Sentença considera comprovação de qualificadoras de “feminicídio”, “motivo torpe” e utilização de “recurso que impossibilitou a defesa da vítima”.
Um crime bárbaro que abalou a população riobranquense no primeiro semestre de 2016 e expôs de forma chocante a realidade da violência de gênero e do crime de “feminicídio” (homicídio por razões da condição de sexo feminino da vítima) chegou ao fim nesta quinta-feira (6) com a fase final do julgamento pela 1ª Vara do Tribunal do Júri da Comarca de Rio Branco do réu A. dos S. S., acusado de matar sua ex-esposa, K. V. S. do N, em frente à Loja OK Magazine, no bairro Estação Experimental.
A Sessão do Tribunal do Júri, que foi presidida pela juíza de Direito substituta Ana Paula Saboya, culminou na condenação do réu a uma pena total de 27 anos e 6 meses de reclusão, em regime inicial fechado, após os jurados o consideraram culpado pela prática de “feminicídio”, entendendo, dessa forma, que o crime crime de homicídio foi motivado pela condição de sexo feminino da vítima, em contexto de “violência doméstica e familiar contra a mulher” com a incidência das qualificadoras de “motivo torpe” e utilização de “recurso que impossibilitou a defesa da ofendida” (homicídio triplamente qualificado).
Entenda o caso
Segundo a denúncia do MPAC, o acusado teria matado K. V. no dia 29 de fevereiro de 2016 mediante golpes de faca, com emprego de “meio cruel” e utilizando-se de “recurso que dificultou a defesa da ofendida”, por não aceitar o fim do relacionamento que ambos mantiveram por cerca de quatro anos, “chegado ao fim algum tempo antes do evento criminoso”.
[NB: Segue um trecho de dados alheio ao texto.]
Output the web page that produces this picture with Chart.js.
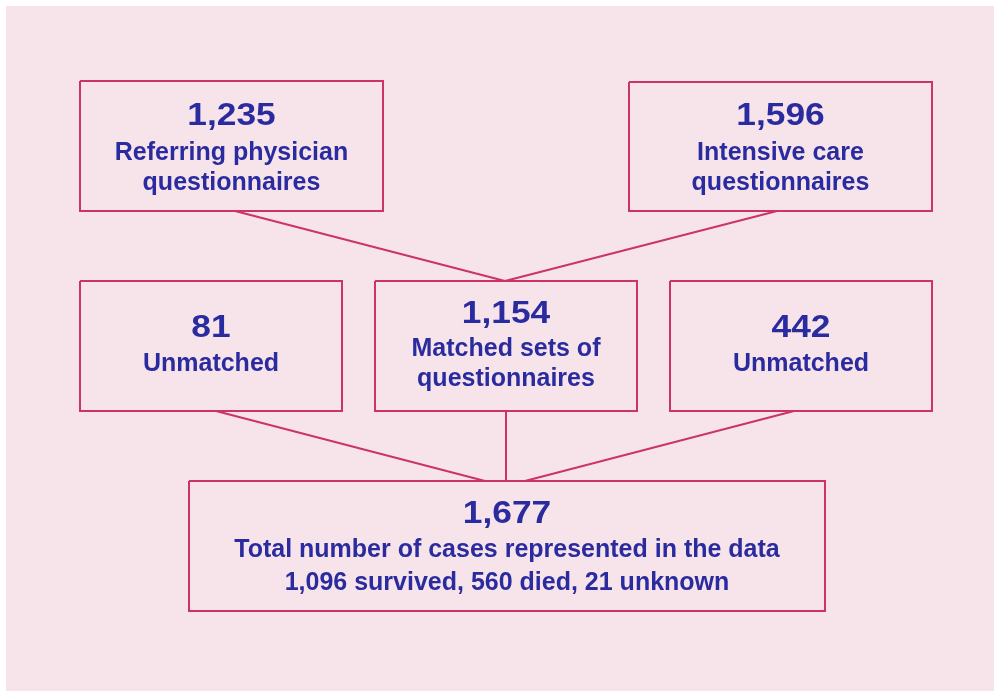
<!DOCTYPE html>
<html>
<head>
<meta charset="utf-8">
<script src="https://cdn.jsdelivr.net/npm/chart.js@4"></script>
<style>
  html, body { margin: 0; padding: 0; background: #ffffff; }
  canvas { display: block; }
</style>
</head>
<body>
<canvas id="flow" width="994" height="691"></canvas>
<script>
var counts = [1235, 1596, 81, 1154, 442, 1677];
var captions = [
    ["Referring physician", "questionnaires"],
    ["Intensive care", "questionnaires"],
    ["Unmatched"],
    ["Matched sets of", "questionnaires"],
    ["Unmatched"],
    ["Total number of cases represented in the data"]
];
var outcomeValues = [1096, 560, 21];
var outcomeLabels = ["survived", "died", "unknown"];

// layout, in canvas units (x right, y down)
var boxes = [
    { x0: 80,  y0: 81,  x1: 383, y1: 211, rows: [114, 151, 181] },
    { x0: 629, y0: 82,  x1: 932, y1: 211, rows: [114, 151, 181] },
    { x0: 80,  y0: 281, x1: 342, y1: 411, rows: [326, 362.5] },
    { x0: 375, y0: 281, x1: 637, y1: 411, rows: [311.7, 347, 377] },
    { x0: 670, y0: 281, x1: 932, y1: 411, rows: [326, 362.5] },
    { x0: 189, y0: 481, x1: 825, y1: 611, rows: [511.5, 548, 581] }
];
var links = [
    [[235, 211], [505, 281]],
    [[777, 211], [505, 281]],
    [[216, 411], [485, 481]],
    [[506, 411], [506, 481]],
    [[794, 411], [525, 481]]
];

var pink = '#f7e4ea';
var crimson = '#cc3366';
var navy = '#2b2ba0';
var numFont = 31, labelFont = 25, numStretch = 1.14;

function fmt(n) { return n.toLocaleString('en-US'); }

var lines = captions.map(function (c) { return c.slice(); });
lines[5].push(outcomeValues.map(function (v, i) {
    return fmt(v) + ' ' + outcomeLabels[i];
}).join(', '));

var datasets = [];
boxes.forEach(function (b) {
    datasets.push({
        data: [{x: b.x0, y: b.y0}, {x: b.x1, y: b.y0}, {x: b.x1, y: b.y1},
               {x: b.x0, y: b.y1}, {x: b.x0, y: b.y0}]
    });
});
links.forEach(function (l) {
    datasets.push({ data: [{x: l[0][0], y: l[0][1]}, {x: l[1][0], y: l[1][1]}] });
});
datasets.forEach(function (d) {
    d.showLine = true;
    d.borderColor = crimson;
    d.borderWidth = 2;
    d.pointRadius = 0;
    d.borderJoinStyle = 'miter';
    d.tension = 0;
});

var backdrop = {
    id: 'backdrop',
    beforeDraw: function (chart) {
        var ctx = chart.ctx, sx = chart.scales.x, sy = chart.scales.y;
        ctx.save();
        ctx.fillStyle = '#ffffff';
        ctx.fillRect(0, 0, chart.width, chart.height);
        var px = sx.getPixelForValue(6), py = sy.getPixelForValue(6);
        ctx.fillStyle = pink;
        ctx.fillRect(px, py, sx.getPixelForValue(994) - px, sy.getPixelForValue(691) - py);
        ctx.restore();
    }
};

var boxText = {
    id: 'boxText',
    afterDatasetsDraw: function (chart) {
        var ctx = chart.ctx, sx = chart.scales.x, sy = chart.scales.y;
        ctx.save();
        ctx.fillStyle = navy;
        ctx.textAlign = 'center';
        ctx.textBaseline = 'alphabetic';
        boxes.forEach(function (b, i) {
            var cx = sx.getPixelForValue((b.x0 + b.x1) / 2);
            var texts = [fmt(counts[i])].concat(lines[i]);
            texts.forEach(function (t, k) {
                var size = k == 0 ? numFont : labelFont;
                var y = sy.getPixelForValue(b.rows[k]) + 0.358 * size;
                ctx.font = 'bold ' + size + 'px "Liberation Sans", Arial, sans-serif';
                if (k == 0) {
                    ctx.save();
                    ctx.translate(cx, y);
                    ctx.scale(numStretch, 1);
                    ctx.fillText(t, 0, 0);
                    ctx.restore();
                } else {
                    ctx.fillText(t, cx, y);
                }
            });
        });
        ctx.restore();
    }
};

new Chart(document.getElementById('flow'), {
    type: 'scatter',
    data: { datasets: datasets },
    options: {
        responsive: false,
        animation: false,
        devicePixelRatio: 1,
        layout: { padding: 0 },
        scales: {
            x: { type: 'linear', min: 0, max: 994, display: false },
            y: { type: 'linear', min: 0, max: 691, reverse: true, display: false }
        },
        plugins: { legend: { display: false }, tooltip: { enabled: false } }
    },
    plugins: [backdrop, boxText]
});
</script>
</body>
</html>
Ainda conforme a denúncia, o réu teria agido “motivado pela torpeza” e mediante “dissimulação”, uma vez que no dia do crime se dirigiu ao trabalho de K. V. “previamente armado com um facão (…) e dissimuladamente a convidou para conversar”, sendo que, no momento em que a vítima se aproximou, segurou-a pelo pescoço e passou a desferir os golpes de faca que a levaram a óbito no próprio local, tendo sido preso logo em seguida após uma breve perseguição policial.
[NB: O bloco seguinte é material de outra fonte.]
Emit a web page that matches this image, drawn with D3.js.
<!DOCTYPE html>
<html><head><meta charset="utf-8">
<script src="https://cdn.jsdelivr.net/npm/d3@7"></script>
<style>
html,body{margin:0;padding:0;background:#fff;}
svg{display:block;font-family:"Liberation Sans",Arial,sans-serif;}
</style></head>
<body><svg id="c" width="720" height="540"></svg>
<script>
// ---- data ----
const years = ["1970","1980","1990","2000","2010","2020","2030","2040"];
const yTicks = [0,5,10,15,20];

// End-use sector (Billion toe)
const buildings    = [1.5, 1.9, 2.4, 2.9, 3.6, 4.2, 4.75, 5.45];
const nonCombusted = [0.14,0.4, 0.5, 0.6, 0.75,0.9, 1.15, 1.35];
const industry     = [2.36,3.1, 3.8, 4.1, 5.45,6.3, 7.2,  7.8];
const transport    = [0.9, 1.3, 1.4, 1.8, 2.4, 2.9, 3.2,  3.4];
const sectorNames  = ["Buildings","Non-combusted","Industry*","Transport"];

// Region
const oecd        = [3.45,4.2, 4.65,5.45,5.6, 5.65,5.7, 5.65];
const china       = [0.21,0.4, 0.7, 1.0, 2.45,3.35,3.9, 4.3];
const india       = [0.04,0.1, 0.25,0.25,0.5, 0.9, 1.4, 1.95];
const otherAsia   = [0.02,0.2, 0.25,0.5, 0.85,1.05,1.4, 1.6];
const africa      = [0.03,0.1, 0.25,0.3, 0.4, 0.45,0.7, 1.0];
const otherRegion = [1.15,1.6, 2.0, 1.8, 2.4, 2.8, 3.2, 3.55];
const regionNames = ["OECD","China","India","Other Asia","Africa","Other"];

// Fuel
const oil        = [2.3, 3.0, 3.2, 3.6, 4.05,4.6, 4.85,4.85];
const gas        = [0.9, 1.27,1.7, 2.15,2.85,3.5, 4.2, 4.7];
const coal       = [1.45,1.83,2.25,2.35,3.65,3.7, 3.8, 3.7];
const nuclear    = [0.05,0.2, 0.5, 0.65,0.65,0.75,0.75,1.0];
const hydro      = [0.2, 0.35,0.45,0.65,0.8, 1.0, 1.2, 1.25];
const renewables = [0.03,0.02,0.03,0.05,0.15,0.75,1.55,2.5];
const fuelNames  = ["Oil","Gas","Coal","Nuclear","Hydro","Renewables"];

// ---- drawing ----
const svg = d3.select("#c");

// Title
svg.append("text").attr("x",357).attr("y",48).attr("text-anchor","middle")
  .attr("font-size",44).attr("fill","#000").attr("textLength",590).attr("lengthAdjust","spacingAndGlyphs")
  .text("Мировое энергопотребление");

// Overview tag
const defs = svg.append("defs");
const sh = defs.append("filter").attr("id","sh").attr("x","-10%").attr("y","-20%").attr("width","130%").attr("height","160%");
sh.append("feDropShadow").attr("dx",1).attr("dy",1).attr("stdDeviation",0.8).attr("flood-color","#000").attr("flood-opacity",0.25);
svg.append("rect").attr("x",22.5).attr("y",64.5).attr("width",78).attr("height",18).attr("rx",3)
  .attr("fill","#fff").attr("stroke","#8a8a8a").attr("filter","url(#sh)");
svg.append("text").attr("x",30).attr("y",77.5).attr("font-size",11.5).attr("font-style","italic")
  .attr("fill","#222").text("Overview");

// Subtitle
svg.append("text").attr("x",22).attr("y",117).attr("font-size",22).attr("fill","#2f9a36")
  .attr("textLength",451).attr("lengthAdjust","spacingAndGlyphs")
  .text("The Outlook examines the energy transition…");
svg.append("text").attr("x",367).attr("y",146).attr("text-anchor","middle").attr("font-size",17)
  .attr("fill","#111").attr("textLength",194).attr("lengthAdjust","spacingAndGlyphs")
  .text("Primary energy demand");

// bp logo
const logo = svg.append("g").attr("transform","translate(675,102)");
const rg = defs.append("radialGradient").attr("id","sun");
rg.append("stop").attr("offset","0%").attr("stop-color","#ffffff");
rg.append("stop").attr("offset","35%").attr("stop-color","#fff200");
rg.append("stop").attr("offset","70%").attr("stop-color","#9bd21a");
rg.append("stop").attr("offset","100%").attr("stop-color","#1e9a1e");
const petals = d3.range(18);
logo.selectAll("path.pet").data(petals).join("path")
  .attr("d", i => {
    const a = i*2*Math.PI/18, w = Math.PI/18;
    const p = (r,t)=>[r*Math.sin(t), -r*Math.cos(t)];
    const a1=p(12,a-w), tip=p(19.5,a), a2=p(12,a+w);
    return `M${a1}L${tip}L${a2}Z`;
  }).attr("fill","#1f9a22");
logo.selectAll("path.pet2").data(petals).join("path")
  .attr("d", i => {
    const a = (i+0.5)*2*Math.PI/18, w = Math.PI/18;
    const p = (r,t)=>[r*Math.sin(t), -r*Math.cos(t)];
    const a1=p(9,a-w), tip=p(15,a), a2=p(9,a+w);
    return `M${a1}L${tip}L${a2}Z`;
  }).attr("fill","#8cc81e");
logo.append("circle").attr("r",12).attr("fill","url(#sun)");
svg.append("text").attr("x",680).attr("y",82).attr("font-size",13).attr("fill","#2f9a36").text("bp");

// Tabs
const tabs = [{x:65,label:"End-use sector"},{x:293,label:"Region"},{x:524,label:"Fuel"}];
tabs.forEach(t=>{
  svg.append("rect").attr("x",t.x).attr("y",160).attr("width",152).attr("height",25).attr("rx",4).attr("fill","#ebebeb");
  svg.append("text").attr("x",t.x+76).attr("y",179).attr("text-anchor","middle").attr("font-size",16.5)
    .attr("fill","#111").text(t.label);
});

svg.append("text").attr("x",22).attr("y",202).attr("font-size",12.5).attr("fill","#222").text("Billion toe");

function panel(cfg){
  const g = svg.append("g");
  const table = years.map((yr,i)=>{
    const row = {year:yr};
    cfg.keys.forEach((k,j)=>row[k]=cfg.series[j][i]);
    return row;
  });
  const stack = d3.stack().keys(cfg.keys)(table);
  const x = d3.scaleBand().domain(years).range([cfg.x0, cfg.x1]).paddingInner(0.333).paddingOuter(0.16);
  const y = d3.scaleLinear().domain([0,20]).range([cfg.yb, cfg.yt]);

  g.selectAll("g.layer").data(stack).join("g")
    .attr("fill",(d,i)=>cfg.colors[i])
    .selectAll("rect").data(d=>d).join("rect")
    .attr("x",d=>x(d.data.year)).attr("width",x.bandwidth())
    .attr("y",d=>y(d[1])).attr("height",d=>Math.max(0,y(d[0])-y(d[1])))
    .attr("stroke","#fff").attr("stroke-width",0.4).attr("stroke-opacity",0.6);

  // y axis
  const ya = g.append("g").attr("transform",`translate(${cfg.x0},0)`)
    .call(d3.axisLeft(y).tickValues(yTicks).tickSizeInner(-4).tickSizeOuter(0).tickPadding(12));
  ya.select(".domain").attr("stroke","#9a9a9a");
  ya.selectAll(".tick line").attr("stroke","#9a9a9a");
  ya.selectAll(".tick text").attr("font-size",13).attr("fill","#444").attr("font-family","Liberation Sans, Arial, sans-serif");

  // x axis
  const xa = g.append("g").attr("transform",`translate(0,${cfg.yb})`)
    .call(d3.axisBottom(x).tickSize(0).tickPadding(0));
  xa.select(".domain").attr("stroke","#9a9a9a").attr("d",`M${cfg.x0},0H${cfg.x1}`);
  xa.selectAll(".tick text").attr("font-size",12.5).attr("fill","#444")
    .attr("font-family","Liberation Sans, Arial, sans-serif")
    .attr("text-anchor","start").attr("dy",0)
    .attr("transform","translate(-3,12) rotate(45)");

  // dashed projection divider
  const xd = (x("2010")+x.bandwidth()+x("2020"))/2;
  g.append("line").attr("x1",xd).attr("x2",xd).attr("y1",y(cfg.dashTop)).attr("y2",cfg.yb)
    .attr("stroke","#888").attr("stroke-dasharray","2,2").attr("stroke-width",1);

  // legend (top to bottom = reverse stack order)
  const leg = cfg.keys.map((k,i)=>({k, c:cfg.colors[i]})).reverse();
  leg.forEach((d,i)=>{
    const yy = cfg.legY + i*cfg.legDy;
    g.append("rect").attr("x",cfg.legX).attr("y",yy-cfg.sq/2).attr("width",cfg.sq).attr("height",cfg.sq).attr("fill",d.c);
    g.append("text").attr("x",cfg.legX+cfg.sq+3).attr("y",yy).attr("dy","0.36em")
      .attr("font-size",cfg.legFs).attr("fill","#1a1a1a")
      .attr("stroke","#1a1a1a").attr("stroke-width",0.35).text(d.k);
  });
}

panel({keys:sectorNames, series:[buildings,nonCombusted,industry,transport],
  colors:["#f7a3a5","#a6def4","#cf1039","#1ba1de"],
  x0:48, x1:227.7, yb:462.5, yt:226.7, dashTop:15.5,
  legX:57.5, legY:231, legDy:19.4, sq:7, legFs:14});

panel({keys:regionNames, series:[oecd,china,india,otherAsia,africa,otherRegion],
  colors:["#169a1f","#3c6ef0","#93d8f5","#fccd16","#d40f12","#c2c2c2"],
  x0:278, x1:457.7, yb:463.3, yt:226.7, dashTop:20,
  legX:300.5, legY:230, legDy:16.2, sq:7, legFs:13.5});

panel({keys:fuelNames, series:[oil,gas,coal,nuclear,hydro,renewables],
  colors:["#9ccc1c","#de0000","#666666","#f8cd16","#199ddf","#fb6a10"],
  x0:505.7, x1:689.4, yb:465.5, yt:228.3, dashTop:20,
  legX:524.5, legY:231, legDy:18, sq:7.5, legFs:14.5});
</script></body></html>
A prisão em flagrante do réu foi convertida em preventiva pelo Juízo da 1ª Vara do Tribunal do Júri da Comarca de Rio Branco no dia 1º de março de 2016, face à comprovação da materialidade do crime, à existência de “indícios suficientes” de autoria, incluída a própria confissão do réu em sede policial.
Decisão do Júri
Após os depoimentos das testemunhas e das alegações finais da acusação e defesa, os membros do Conselho de Sentença da 1ª Vara do Tribunal do Júri da Comarca de Rio Branco consideraram A. dos S. culpado pela morte da vítima.
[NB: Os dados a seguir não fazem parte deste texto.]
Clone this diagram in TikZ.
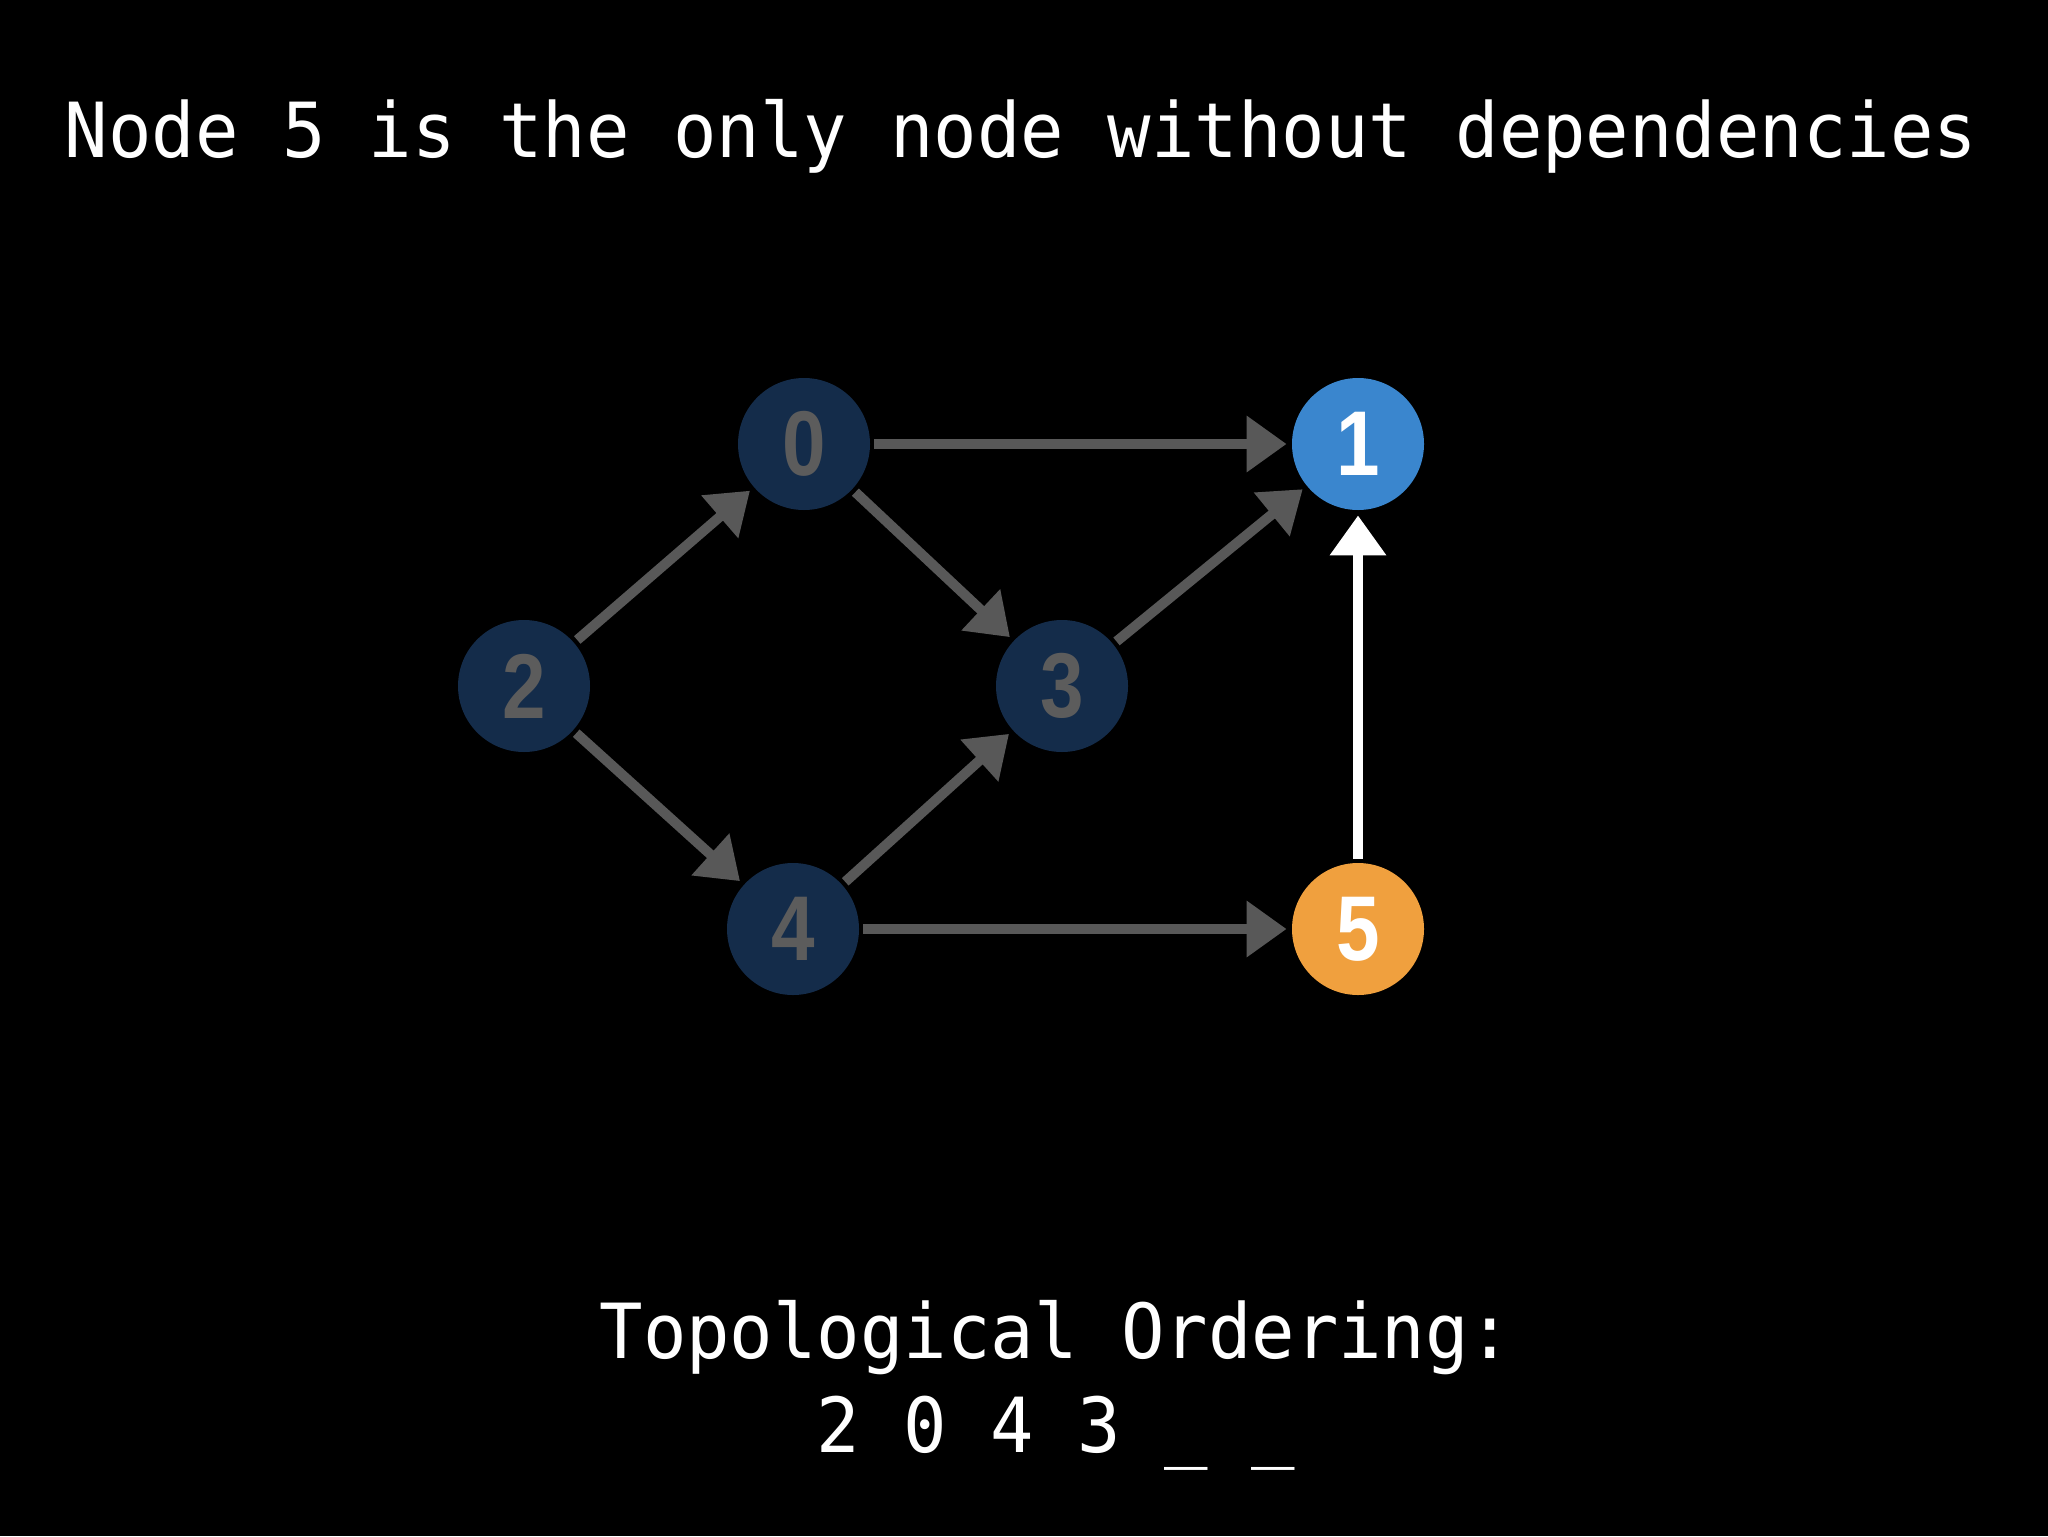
\documentclass[tikz,border=0pt]{standalone}
\usepackage{fontspec}
\setmonofont[FakeStretch=0.95]{DejaVu Sans Mono}
\newfontfamily\numfont[FakeStretch=0.85]{Liberation Sans}
\usetikzlibrary{arrows.meta}
\definecolor{navy}{RGB}{20,44,74}
\definecolor{dimtext}{RGB}{92,92,92}
\definecolor{edgegray}{RGB}{88,88,88}
\definecolor{nodeblue}{RGB}{58,134,206}
\definecolor{nodeorange}{RGB}{240,160,62}
\tikzset{
  gnode/.style={circle, minimum size=66pt, inner sep=0pt, font=\numfont\bfseries\fontsize{46}{46}\selectfont},
  dimnode/.style={gnode, fill=navy, text=dimtext},
  bluenode/.style={gnode, fill=nodeblue, text=white},
  orangenode/.style={gnode, fill=nodeorange, text=white},
  edge/.style={draw=edgegray, line width=5pt, -{Triangle[length=20pt,width=27pt]}, shorten >=2.5pt, shorten <=2pt},
  hotedge/.style={edge, draw=white},
  caption/.style={text=white, font=\ttfamily\fontsize{38}{38}\selectfont, inner sep=0pt, anchor=base}
}
\begin{document}
\begin{tikzpicture}[x=0.5pt, y=-0.5pt]
\fill[black] (0,0) rectangle (2048,1536);
\useasboundingbox (0,0) rectangle (2048,1536);
\node[caption] (title) at (1021,157) {Node 5 is the only node without dependencies};
\node[dimnode] (n0) at (804,444) {0};
\node[bluenode] (n1) at (1358,444) {1};
\node[dimnode] (n2) at (524,686) {2};
\node[dimnode] (n3) at (1062,686) {3};
\node[dimnode] (n4) at (793,929) {4};
\node[orangenode] (n5) at (1358,929) {5};
\draw[edge] (n0) -- (n1);
\draw[edge] (n0) -- (n3);
\draw[edge] (n2) -- (n0);
\draw[edge] (n2) -- (n4);
\draw[edge] (n3) -- (n1);
\draw[edge] (n4) -- (n3);
\draw[edge] (n4) -- (n5);
\draw[hotedge] (n5) -- (n1);
\node[caption] (topo) at (1056,1358) {Topological Ordering:};
\node[caption] (order) at (1056,1452) {2 0 4 3 \_ \_};
\end{tikzpicture}
\end{document}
Os jurados também entenderam que restou comprovada no caso a prática de “feminicídio”, com a incidência também de outras duas qualificadoras: de “motivo torpe” e utilização de recurso que dificultou a defesa da ofendida (tendo o réu, portanto, cometido o crime de homicídio triplamente qualificado).
Sentença
A juíza substituta Ana Paula Saboya ao fixar a sentença considerou a culpabilidade extrapolada do acusado, bem como sua má conduta social; observada ainda a reincidência em crimes praticados contra a mulher a demonstrar “o desrespeito à família e ao gênero feminino” (por parte do réu).
A magistrada substituta também assinalou a motivação “torpe”, as circunstâncias “reprováveis” e as consequências “graves” do crime, “vez que a vítima deixou duas filhas adolescentes que passarão essa fase (…) sem a presença amorosa da mãe; (sendo ainda que) a filha mais nova presenciou a agonia” (da genitora, após ser atingida fatalmente pelo réu)”.
“A conduta atingiu também os colegas de profissão (da vítima), os trabalhadores das lojas vizinhas ao local e os clientes, (…) bem como abalou a sociedade riobranquense, tanto que motivou a criação de lei de combate à violência doméstica, sancionada sob nº 2.210, publicada no Diário Oficial do Estado (DOE) 26, que institui o “Dia Municipal da Não Violência Contra a Mulher” a ser comemorado anualmente no dia 1º de março, denominada Lei Keyla Viviane Santos Nascimento”, registrou Ana Paula Saboya em sua sentença.
De acordo com o documento, o acusado deverá cumprir uma pena total de 27 anos e 6 meses de reclusão, em regime inicial fechado, além de arcar com as custas processuais do julgamento, as quais foram fixadas no valor de R$ 5.600,00.
O réu, que também teve negado o direito de apelar em liberdade por permanecerem presentes os motivos que ensejaram sua prisão preventiva, ainda pode recorrer da sentença condenatória junto à Câmara Criminal do Tribunal de Justiça do Acre.